● **REQUIREMENT**: Pictures stay out. Extract the lines below from the first one through the line with "(cut) at (0,116)", both included.

— Start —

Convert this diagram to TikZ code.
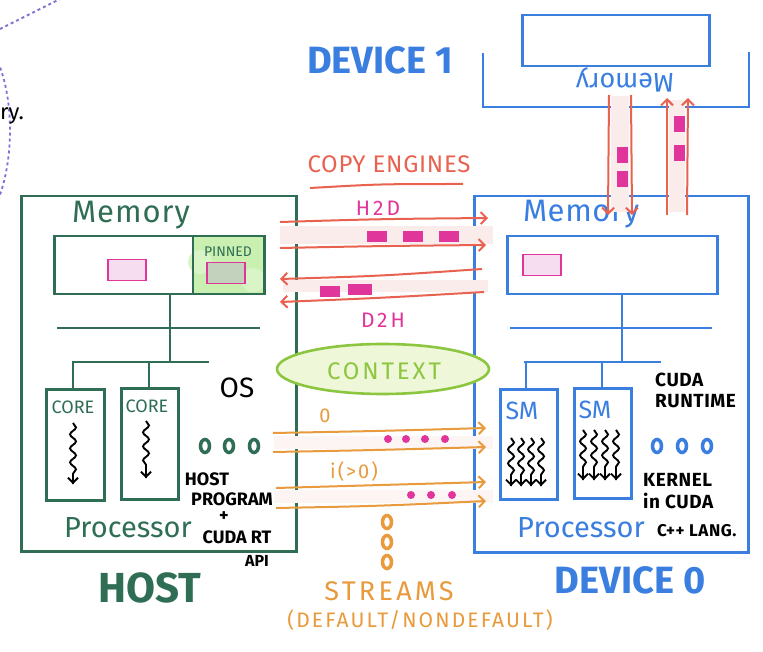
\documentclass[tikz,border=0pt]{standalone}
\usepackage{fontspec}
\setmainfont{Fira Sans}
\usetikzlibrary{arrows.meta,decorations.pathmorphing,shapes.geometric}
\definecolor{hostg}{HTML}{2F6E55}
\definecolor{devb}{HTML}{3A7EE0}
\definecolor{cered}{HTML}{E8624F}
\definecolor{mag}{HTML}{E0359A}
\definecolor{strm}{HTML}{E89A3C}
\definecolor{ctxg}{HTML}{8CC63F}
\definecolor{ctxfill}{HTML}{EEF7D8}
\definecolor{pinkf}{HTML}{F6DDF0}
\definecolor{bandf}{HTML}{FBECEC}
\definecolor{pinnedf}{HTML}{C9F0B0}
\definecolor{purp}{HTML}{7B72D8}
\begin{document}
\begin{tikzpicture}[x=1pt,y=-1pt,
  hline/.style={draw=hostg, line width=2.5pt},
  dline/.style={draw=devb, line width=2.5pt},
  hbox/.style={hline, inner sep=0pt, anchor=north west},
  dbox/.style={dline, inner sep=0pt, anchor=north west},
  celine/.style={draw=cered, line width=2pt, -{Straight Barb[length=6pt,width=12pt]}},
  stline/.style={draw=strm, line width=2pt, -{Straight Barb[length=6pt,width=12pt]}},
  chunk/.style={fill=mag, inner sep=0pt, minimum height=11pt, minimum width=20pt},
  vchunk/.style={fill=mag, inner sep=0pt, minimum height=16pt, minimum width=11pt},
  sdot/.style={circle, fill=mag, inner sep=0pt, minimum size=8pt},
  ring/.style={ellipse, draw=#1, line width=3.5pt, inner sep=0pt, minimum width=9pt, minimum height=13pt},
  wig/.style={draw=black, line width=1.9pt, decorate, decoration={snake, amplitude=3pt, segment length=14pt, post length=7pt}},
  wigtip/.style={-{Straight Barb[length=5pt,width=10pt]}},
  lbl/.style={inner sep=0pt},
  btxt/.style={lbl, font=\bfseries\fontsize{18}{20}\selectfont},
  rtxt/.style={lbl, font=\bfseries\fontsize{19}{20}\selectfont\addfontfeature{LetterSpace=3}},
  pinkbox/.style={draw=mag, fill=pinkf, line width=1.6pt, inner sep=0pt, minimum width=38pt, minimum height=21pt}
]
\useasboundingbox (0,0) rectangle (763,652);
\fill[white] (0,0) rectangle (763,652);

% partial cropped background
\draw[purp, line width=1.8pt, dashed] (0,29) -- (60,-1);
\draw[purp, line width=1.8pt, dashed] (-2,62) .. controls (14,100) and (14,160) .. (-2,200);
\node[lbl, anchor=west, font=\fontsize{22}{24}\selectfont] (cut) at (0,116) {ry.};

% ================= HOST =================
\node[hbox, minimum width=275pt, minimum height=355pt] (host) at (20,195) {};
\node[lbl, text=hostg, font=\fontsize{31}{32}\selectfont\addfontfeature{LetterSpace=3}] (hmemlbl) at (131,215) {Memory};
\fill[pinnedf] (193,235) rectangle (263,293);
\fill[pinnedf!70] (200,262) circle (12pt);
\fill[pinnedf!70] (253,280) circle (12pt);
\node[hbox, minimum width=210pt, minimum height=58pt] (hmem) at (53,235) {};
\draw[hline] (193,235) -- (193,293);
\node[lbl, text=hostg, font=\fontsize{14}{16}\selectfont] (pinned) at (228,252) {PINNED};
\node[pinkbox] (hpg) at (127,270) {};
\node[pinkbox, fill=hostg!20!pinnedf!60!gray!60] (hpin) at (226,273) {};
\coordinate (hbus1) at (170,328);
\coordinate (hbus2) at (170,362);
\draw[hline] (hmem.south -| hbus1) -- (hbus2);
\draw[hline] (57,328) -- (260,328);
\draw[hline] (72,362) -- (209,362);
\node[hbox, minimum width=58pt, minimum height=111pt] (core1) at (45,388) {};
\node[hbox, minimum width=57pt, minimum height=111pt] (core2) at (120,387) {};
\draw[hline] (core1.north -| 73,0) -- (73,362);
\draw[hline] (core2.north -| 149,0) -- (149,362);
\node[lbl, text=hostg, font=\fontsize{18}{18}\selectfont] (core1l) at (73,407) {CORE};
\node[lbl, text=hostg, font=\fontsize{18}{18}\selectfont] (core2l) at (147,406) {CORE};
\coordinate (w1a) at (73,423); \coordinate (w1b) at (73,484);
\coordinate (w2a) at (146,421); \coordinate (w2b) at (146,478);
\draw[wig] (w1a) -- (w1b); \draw[line width=1.9pt, wigtip] (73,477) -- (w1b);
\draw[wig] (w2a) -- (w2b); \draw[line width=1.9pt, wigtip] (146,471) -- (w2b);
\node[lbl, font=\fontsize{28}{28}\selectfont] (os) at (237,388) {OS};
\node[ring=hostg] (hd1) at (205,446) {};
\node[ring=hostg] (hd2) at (229,446) {};
\node[ring=hostg] (hd3) at (254,446) {};
\node[btxt] (hp1) at (207,479) {HOST};
\node[btxt] (hp2) at (232,499) {PROGRAM};
\node[btxt] (hp3) at (224,517) {+};
\node[btxt] (hp4) at (237,537) {CUDA RT};
\node[btxt, font=\bfseries\fontsize{16}{16}\selectfont] (hp5) at (257,561) {API};
\node[lbl, text=hostg, font=\fontsize{29}{30}\selectfont] (hproc) at (128,528) {Processor};
\node[lbl, text=hostg, font=\bfseries\fontsize{42}{44}\selectfont] (hostl) at (150,588) {HOST};

% ================= DEVICE 0 =================
\node[dbox, minimum width=274pt, minimum height=356pt] (dev0) at (473,195) {};
\node[lbl, text=devb, font=\fontsize{31}{32}\selectfont\addfontfeature{LetterSpace=2}] (dmemlbl) at (581,214) {Memory};
\node[dbox, minimum width=210pt, minimum height=58pt] (dmem) at (506,235) {};
\node[pinkbox] (dpg) at (542,265) {};
\coordinate (dbus1) at (622,328);
\coordinate (dbus2) at (622,362);
\draw[dline] (dmem.south -| dbus1) -- (dbus2);
\draw[dline] (510,328) -- (712,328);
\draw[dline] (524,362) -- (661,362);
\node[dbox, minimum width=57pt, minimum height=110pt] (sm1) at (499,388) {};
\node[dbox, minimum width=57pt, minimum height=110pt] (sm2) at (573,387) {};
\draw[dline] (sm1.north -| 526,0) -- (526,362);
\draw[dline] (sm2.north -| 602,0) -- (602,362);
\node[lbl, text=devb, font=\fontsize{25}{25}\selectfont] (sm1l) at (522,411) {SM};
\node[lbl, text=devb, font=\fontsize{25}{25}\selectfont] (sm2l) at (595,410) {SM};
\foreach \x in {511,521,531,541} {
  \draw[wig] (\x,438) -- (\x,486); \draw[line width=1.9pt, wigtip] (\x,479) -- (\x,486);
}
\foreach \x in {583,594,605,616} {
  \draw[wig] (\x,430) -- (\x,480); \draw[line width=1.9pt, wigtip] (\x,473) -- (\x,480);
}
\node[rtxt, anchor=west] (cr1) at (655,380) {CUDA};
\node[rtxt, anchor=west] (cr2) at (655,401) {RUNTIME};
\node[ring=devb] (dd1) at (657,446) {};
\node[ring=devb] (dd2) at (682,446) {};
\node[ring=devb] (dd3) at (707,446) {};
\node[rtxt, anchor=west] (k1) at (643,480) {KERNEL};
\node[rtxt, anchor=west] (k2) at (643,501) {in CUDA};
\node[rtxt, anchor=west, font=\bfseries\fontsize{17}{18}\selectfont\addfontfeature{LetterSpace=3}] (k3) at (657,531) {C++ LANG.};
\node[lbl, text=devb, font=\fontsize{29}{30}\selectfont] (dproc) at (581,528) {Processor};
\node[lbl, text=devb, font=\bfseries\fontsize{38}{40}\selectfont] (dev0l) at (630,580) {DEVICE 0};

% ================= DEVICE 1 =================
\node[dbox, minimum width=187pt, minimum height=51pt] (d1mem) at (521,14) {};
\coordinate (br1) at (483,53); \coordinate (br2) at (483,107);
\coordinate (br3) at (749,107); \coordinate (br4) at (749,52);
\draw[dline] (br1) -- (br2) -- (br3) -- (br4);
\node[lbl, text=devb, font=\fontsize{27}{28}\selectfont, rotate=180] (d1memlbl) at (625,80) {Memory};
\node[lbl, text=devb, font=\bfseries\fontsize{38}{40}\selectfont] (dev1l) at (380,60) {DEVICE 1};

% vertical copy paths device1 <-> device0
\fill[bandf] (611,96) rectangle (629,212);
\fill[bandf] (669,100) rectangle (685,212);
\draw[celine] (609,95) -- (608,215);
\draw[celine] (631,95) -- (632,215);
\draw[celine] (667,215) -- (667,98);
\draw[celine] (687,215) -- (688,98);
\node[vchunk] (vc1) at (622,155) {};
\node[vchunk] (vc2) at (622,179) {};
\node[vchunk] (vc3) at (679,124) {};
\node[vchunk] (vc4) at (679,153) {};

% ================= COPY ENGINES =================
\node[lbl, text=cered, font=\fontsize{24}{26}\selectfont\addfontfeature{LetterSpace=3}] (ce) at (389,164) {COPY ENGINES};
\draw[cered, line width=2pt] (310,188) .. controls (380,184) .. (463,184);
\node[lbl, text=mag, font=\fontsize{21}{22}\selectfont\addfontfeature{LetterSpace=15}] (h2d) at (378,208) {H2D};
\fill[bandf] (280,226) rectangle (493,244);
\draw[celine] (280,222) .. controls (380,219) .. (488,218);
\draw[celine] (280,248) .. controls (380,246) .. (486,245);
\node[chunk] (c1) at (377,237) {};
\node[chunk] (c2) at (413,237) {};
\node[chunk] (c3) at (449,237) {};
\fill[bandf] (283,280) rectangle (488,292);
\draw[celine] (482,269) .. controls (380,276) .. (280,279);
\draw[celine] (484,292) .. controls (380,298) .. (280,302);
\node[chunk] (c4) at (330,292) {};
\node[chunk, minimum width=24pt] (c5) at (360,290) {};
\node[lbl, text=mag, font=\fontsize{21}{22}\selectfont\addfontfeature{LetterSpace=15}] (d2h) at (383,320) {D2H};

% ================= CONTEXT =================
\node[ellipse, draw=ctxg, fill=ctxfill, line width=2.6pt, minimum width=212pt, minimum height=50pt] (ctx) at (383,369) {};
\node[lbl, text=ctxg, font=\fontsize{24}{26}\selectfont\addfontfeature{LetterSpace=12}] (ctxl) at (384,371) {CONTEXT};

% ================= STREAMS =================
\node[lbl, text=strm, font=\fontsize{20}{20}\selectfont] (s0) at (325,416) {0};
\fill[bandf!60] (274,436) rectangle (493,449);
\draw[stline] (273,433) .. controls (380,431) .. (486,428);
\draw[stline] (273,452) .. controls (380,450) .. (486,447);
\foreach \x in {388,406,425,445} \node[sdot] at (\x,439) {};
\node[lbl, text=strm, font=\fontsize{20}{20}\selectfont\addfontfeature{LetterSpace=10}] (si) at (354,471) {i(>0)};
\fill[bandf!60] (274,490) rectangle (493,503);
\draw[stline] (276,488) .. controls (380,486) .. (486,482);
\draw[stline] (276,508) .. controls (380,506) .. (486,501);
\foreach \x in {411,431,452} \node[sdot] at (\x,495) {};
\node[ring=strm] (sv1) at (387,522) {};
\node[ring=strm] (sv2) at (387,542) {};
\node[ring=strm] (sv3) at (387,562) {};
\node[lbl, text=strm, font=\fontsize{27}{28}\selectfont\addfontfeature{LetterSpace=12}] (streams) at (389,591) {STREAMS};
\node[lbl, text=strm, font=\fontsize{21}{22}\selectfont\addfontfeature{LetterSpace=10}] (sdef) at (420,620) {(DEFAULT/NONDEFAULT)};
\end{tikzpicture}
\end{document}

— End —

● **SOLUTION**:
Convert this diagram to TikZ code.
\documentclass[tikz,border=0pt]{standalone}
\usepackage{fontspec}
\setmainfont{Fira Sans}
\usetikzlibrary{arrows.meta,decorations.pathmorphing,shapes.geometric}
\definecolor{hostg}{HTML}{2F6E55}
\definecolor{devb}{HTML}{3A7EE0}
\definecolor{cered}{HTML}{E8624F}
\definecolor{mag}{HTML}{E0359A}
\definecolor{strm}{HTML}{E89A3C}
\definecolor{ctxg}{HTML}{8CC63F}
\definecolor{ctxfill}{HTML}{EEF7D8}
\definecolor{pinkf}{HTML}{F6DDF0}
\definecolor{bandf}{HTML}{FBECEC}
\definecolor{pinnedf}{HTML}{C9F0B0}
\definecolor{purp}{HTML}{7B72D8}
\begin{document}
\begin{tikzpicture}[x=1pt,y=-1pt,
  hline/.style={draw=hostg, line width=2.5pt},
  dline/.style={draw=devb, line width=2.5pt},
  hbox/.style={hline, inner sep=0pt, anchor=north west},
  dbox/.style={dline, inner sep=0pt, anchor=north west},
  celine/.style={draw=cered, line width=2pt, -{Straight Barb[length=6pt,width=12pt]}},
  stline/.style={draw=strm, line width=2pt, -{Straight Barb[length=6pt,width=12pt]}},
  chunk/.style={fill=mag, inner sep=0pt, minimum height=11pt, minimum width=20pt},
  vchunk/.style={fill=mag, inner sep=0pt, minimum height=16pt, minimum width=11pt},
  sdot/.style={circle, fill=mag, inner sep=0pt, minimum size=8pt},
  ring/.style={ellipse, draw=#1, line width=3.5pt, inner sep=0pt, minimum width=9pt, minimum height=13pt},
  wig/.style={draw=black, line width=1.9pt, decorate, decoration={snake, amplitude=3pt, segment length=14pt, post length=7pt}},
  wigtip/.style={-{Straight Barb[length=5pt,width=10pt]}},
  lbl/.style={inner sep=0pt},
  btxt/.style={lbl, font=\bfseries\fontsize{18}{20}\selectfont},
  rtxt/.style={lbl, font=\bfseries\fontsize{19}{20}\selectfont\addfontfeature{LetterSpace=3}},
  pinkbox/.style={draw=mag, fill=pinkf, line width=1.6pt, inner sep=0pt, minimum width=38pt, minimum height=21pt}
]
\useasboundingbox (0,0) rectangle (763,652);
\fill[white] (0,0) rectangle (763,652);

% partial cropped background
\draw[purp, line width=1.8pt, dashed] (0,29) -- (60,-1);
\draw[purp, line width=1.8pt, dashed] (-2,62) .. controls (14,100) and (14,160) .. (-2,200);
\node[lbl, anchor=west, font=\fontsize{22}{24}\selectfont] (cut) at (0,116) {ry.};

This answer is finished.